In my own work, there came a point where I had to ask myself if I was creating for myself or for the audience. That has changed over time for me.

In the past, I need the audience’s approval and affirmation more. There is a balance between pleasing myself and pleasing the audience and it has changed from process to process. I’m trying to learn how to fulfill my own desires. I think that if I’m able to satisfy myself, the audience will also be satisfied.

O: Is that what was going on in Me and All This Body?

 

R: Me and All This Body was the process after the duet (Victims & Images), which was all about the performer/audience relationship. In the solo, I thought that the audience would be a witness to my physical experience and the audience responded as such.

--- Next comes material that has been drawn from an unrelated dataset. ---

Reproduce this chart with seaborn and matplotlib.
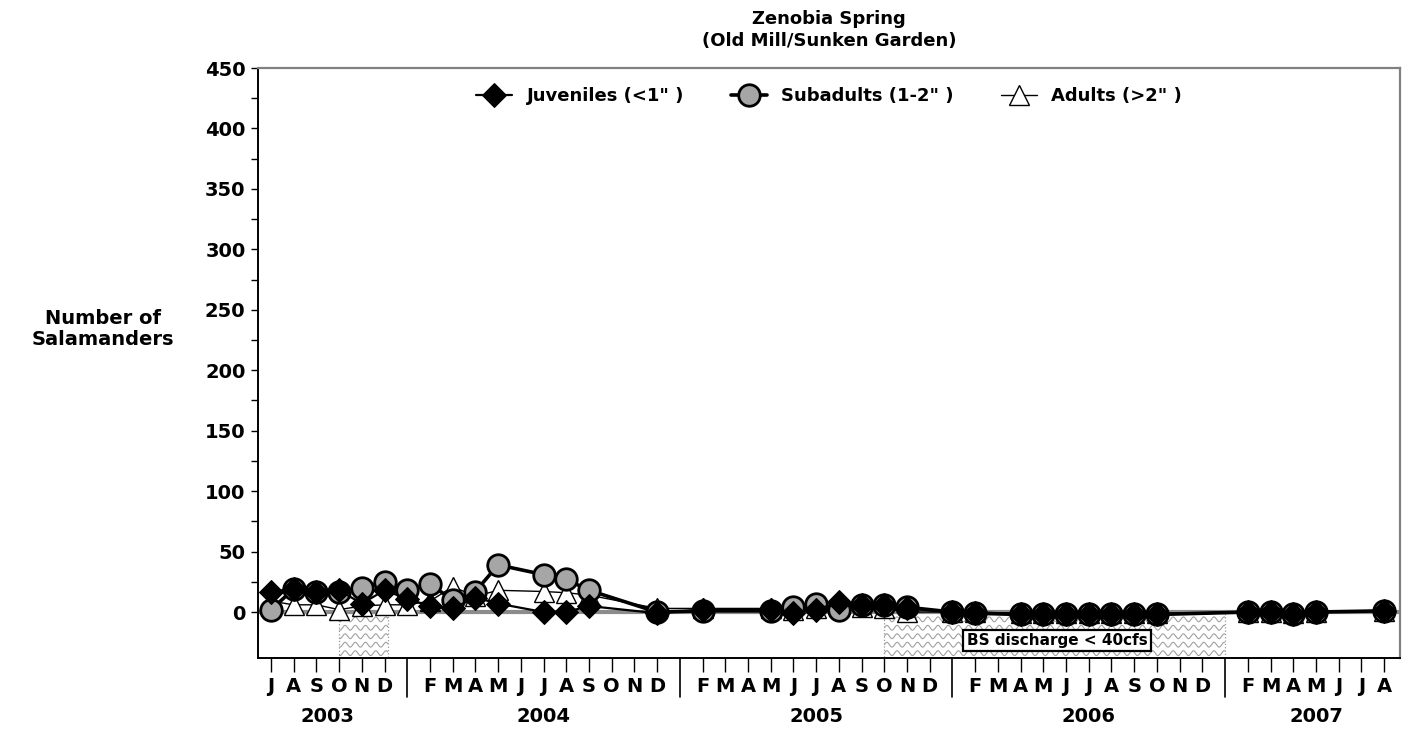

Performing the solo is a very meditative experience. It made me consider how my experience is transmitted to the audience.

 

O: Are you refusing to be beautiful?

 

R: I feel the desire to stop saying yes to this model in which I sell my body to images and make work to please the audience. Maybe I won’t say no but I’ll say yes to something else. If I don’t want to sell the beauty of my body or my sex appeal, then what do I want to sell? I know I can always go back to beauty and sexiness but, for now, I want to keep looking for the ways in which I want to present myself and my dancers.

 

O: What is next for you?

 

R: I’m going to Germany to create a piece on six dancers. It will be my first time creating work for a company, as a commission. It’s also a big group for me. I’m making plans here but I’m waiting to get there to see who the dancers are because they will guide the process.